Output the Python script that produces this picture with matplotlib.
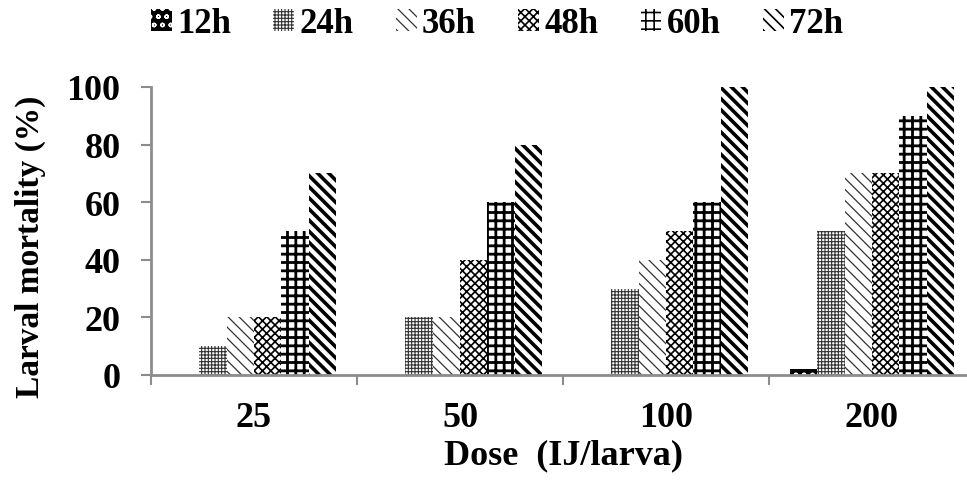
import numpy as np
import matplotlib
matplotlib.use('Agg')
import matplotlib.pyplot as plt
from matplotlib.ticker import FixedLocator

# Data
doses = ['25', '50', '100', '200']
hours = ['12h', '24h', '36h', '48h', '60h', '72h']
mort_12h = [0, 0, 0, 2]
mort_24h = [10, 20, 30, 50]
mort_36h = [20, 20, 40, 70]
mort_48h = [20, 40, 50, 70]
mort_60h = [50, 60, 60, 90]
mort_72h = [70, 80, 100, 100]
series = [mort_12h, mort_24h, mort_36h, mort_48h, mort_60h, mort_72h]

# pattern styles: (facecolor, hatch colour, hatch, hatch linewidth)
STYLES = [
    ('black', 'white', 'oo', 1.0),
    ('white', '#333333', '+++++', 0.8),
    ('white', '#333333', '\\\\\\', 0.9),
    ('white', 'black', 'xxxx', 1.2),
    ('white', 'black', '++', 2.0),
    ('white', 'black', '\\\\\\', 2.6),
]

plt.rcParams['font.family'] = ['Liberation Serif', 'DejaVu Serif']
plt.rcParams['font.weight'] = 'bold'

fig = plt.figure(figsize=(9.67, 4.81), dpi=100)
# the right end of the axis runs past the picture edge in the original
ax = fig.add_axes([151 / 967, 1 - 376 / 481, 824 / 967, 288 / 481])

x = np.arange(len(doses))
WIDTH = 1 / 7.5
bars = []
for i, vals in enumerate(series):
    face, hcol, hatch, hlw = STYLES[i]
    with plt.rc_context({'hatch.linewidth': hlw}):
        b = ax.bar(x + (i - 2.5) * WIDTH, vals, width=WIDTH, color=face,
                   edgecolor=hcol, hatch=hatch, linewidth=0, label=hours[i])
    for p in b:
        if hasattr(p, 'set_hatch_linewidth'):
            p.set_hatch_linewidth(hlw)
    bars.append(b)

ax.set_xlim(-0.5, 3.5)
ax.set_ylim(0, 100)
ax.set_yticks([0, 20, 40, 60, 80, 100])
ax.set_xticks(x)
ax.set_xticklabels(doses)
ax.xaxis.set_minor_locator(FixedLocator([-0.5, 0.5, 1.5, 2.5, 3.5]))

for s in ['top', 'right']:
    ax.spines[s].set_visible(False)
for s in ['left', 'bottom']:
    ax.spines[s].set_color('#8c8c8c')
    ax.spines[s].set_linewidth(2)

ax.tick_params(axis='y', direction='out', length=7, width=1.5, color='#8c8c8c',
               labelsize=26, pad=15)
ax.tick_params(axis='x', which='major', length=0, labelsize=26, pad=19)
ax.tick_params(axis='x', which='minor', direction='out', length=7, width=1.5,
               color='#8c8c8c')

ax.set_ylabel('Larval mortality (%)', fontsize=24, fontweight='bold')
ax.yaxis.set_label_coords(-0.128, 0.45)
ax.set_xlabel('Dose  (IJ/larva)', fontsize=26, fontweight='bold', labelpad=3)

with plt.rc_context({'hatch.linewidth': 1.0}):
    leg = fig.legend(handles=[b[0] for b in bars], labels=hours, loc='center',
                     bbox_to_anchor=(497 / 967, 1 - 25 / 481), ncol=6,
                     frameon=False, fontsize=25, handlelength=0.6,
                     handleheight=0.6, handletextpad=0.15, columnspacing=1.22,
                     borderaxespad=0)
for lh, st in zip(leg.legend_handles, STYLES):
    if hasattr(lh, 'set_hatch_linewidth'):
        lh.set_hatch_linewidth(min(st[3], 1.2))

fig.savefig('out.png', dpi=100)
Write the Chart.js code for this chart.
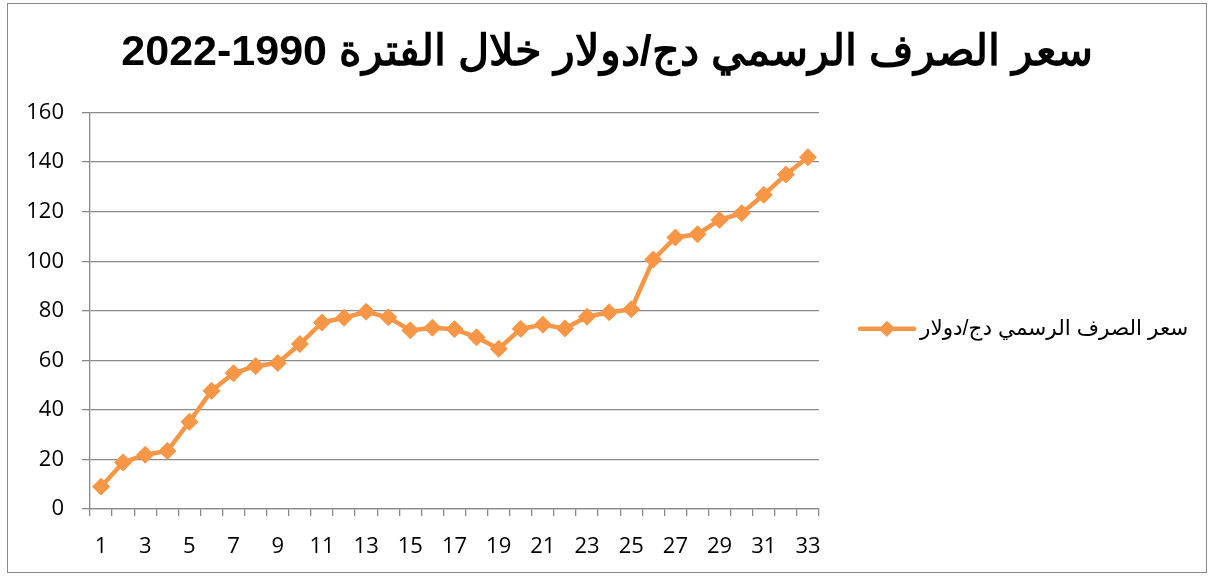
<!DOCTYPE html>
<html>
<head>
<meta charset="utf-8">
<script src="https://cdn.jsdelivr.net/npm/chart.js@4/dist/chart.umd.min.js"></script>
<style>
  html, body { margin: 0; padding: 0; background: #fff; }
  #frame {
    position: absolute; left: 7px; top: 3px;
    width: 1198px; height: 568px;
    border: 1px solid #8a8a8a;
  }
</style>
</head>
<body>
<div id="frame"><canvas id="chart" width="1198" height="568"></canvas></div>
<script>
const titleText = 'سعر الصرف الرسمي دج/دولار خلال الفترة 1990-2022';
const seriesName = 'سعر الصرف الرسمي دج/دولار';

// years 1990..2022 numbered 1..33
const categories = [];
for (let i = 1; i <= 33; i++) categories.push(String(i));

const rates = [
    9.0, 18.8, 21.9, 23.4, 35.2, 47.7, 54.8, 57.7, 58.9, 66.6,
    75.3, 77.2, 79.6, 77.4, 72.1, 73.2, 72.6, 69.3, 64.7, 72.7,
    74.4, 72.9, 77.6, 79.4, 80.6, 100.7, 109.6, 110.9, 116.7, 119.4,
    126.8, 135.0, 142.0
];

const yTicks = { min: 0, max: 160, step: 20 };

const orange = '#F79646';
const gridGrey = '#8a8a8a';
const tickFont = { family: '"Open Sans", sans-serif', size: 22 };

// legend as a layout box on the right so the title stays centred on the whole chart
const sideLegend = {
    id: 'sideLegend',
    start(chart) {
        const box = {
            position: 'right',
            weight: 1000,
            fullSize: false,
            options: {},
            left: 0, top: 0, right: 0, bottom: 0, width: 0, height: 0,
            isHorizontal() { return false; },
            update(maxWidth, maxHeight) {
                this.width = 387;
                this.height = maxHeight;
            },
            draw() {
                const ctx = chart.ctx;
                const area = chart.chartArea;
                const x0 = area.right + 41;
                const y = (area.top + area.bottom) / 2 + 18;
                ctx.save();
                ctx.strokeStyle = orange;
                ctx.lineWidth = 4.5;
                ctx.lineCap = 'round';
                ctx.beginPath();
                ctx.moveTo(x0, y);
                ctx.lineTo(x0 + 54, y);
                ctx.stroke();
                ctx.fillStyle = orange;
                ctx.strokeStyle = orange;
                ctx.lineWidth = 1;
                Chart.helpers.drawPoint(ctx, { pointStyle: 'rectRot', radius: 7.5, borderWidth: 1 }, x0 + 27, y);
                ctx.fillStyle = '#000';
                ctx.font = '21.5px "Liberation Sans", "DejaVu Sans", sans-serif';
                ctx.direction = 'rtl';
                ctx.textAlign = 'left';
                ctx.textBaseline = 'middle';
                ctx.fillText(seriesName, x0 + 60, y);
                ctx.restore();
            }
        };
        Chart.layouts.addBox(chart, box);
    }
};

new Chart(document.getElementById('chart'), {
    type: 'line',
    data: {
        labels: categories,
        datasets: [{
            label: seriesName,
            data: rates,
            borderColor: orange,
            backgroundColor: orange,
            borderWidth: 4.5,
            tension: 0,
            pointStyle: 'rectRot',
            pointRadius: 8.5,
            pointBorderWidth: 1,
            pointBackgroundColor: orange,
            pointBorderColor: orange
        }]
    },
    options: {
        responsive: false,
        animation: false,
        layout: { padding: 0 },
        plugins: {
            legend: { display: false },
            tooltip: { enabled: false },
            title: {
                display: true,
                text: titleText,
                color: '#000',
                font: { family: '"Liberation Sans", Arial, sans-serif', size: 43, weight: 'bold', lineHeight: 1.2 },
                padding: { top: 23, bottom: 34 }
            }
        },
        scales: {
            x: {
                offset: true,
                grid: {
                    offset: true,
                    drawOnChartArea: false,
                    drawTicks: true,
                    tickLength: 7,
                    color: gridGrey,
                    lineWidth: 1.3
                },
                border: { color: gridGrey, width: 1.3 },
                ticks: {
                    autoSkip: false,
                    maxRotation: 0,
                    color: '#000',
                    font: tickFont,
                    padding: 18,
                    callback: (v, i) => (i % 2 === 0 ? categories[i] : '')
                },
                afterFit: s => { s.height = 63; }
            },
            y: {
                min: yTicks.min,
                max: yTicks.max,
                ticks: { stepSize: yTicks.step, color: '#000', font: tickFont, padding: 18 },
                grid: { color: gridGrey, lineWidth: 1.3, tickLength: 8 },
                border: { color: gridGrey, width: 1.3 },
                afterFit: s => { s.width = 82; }
            }
        }
    },
    plugins: [sideLegend]
});
</script>
</body>
</html>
▬▬▬
* EXERCISE REQUIREMENTS *
From the opening line of the listing above through the line bearing "from matplotlib.ticker import FixedLocator", repeat each line exactly. Drop every picture.

* RESPONSE *
Output the Python script that produces this picture with matplotlib.
import numpy as np
import matplotlib
matplotlib.use('Agg')
import matplotlib.pyplot as plt
from matplotlib.ticker import FixedLocator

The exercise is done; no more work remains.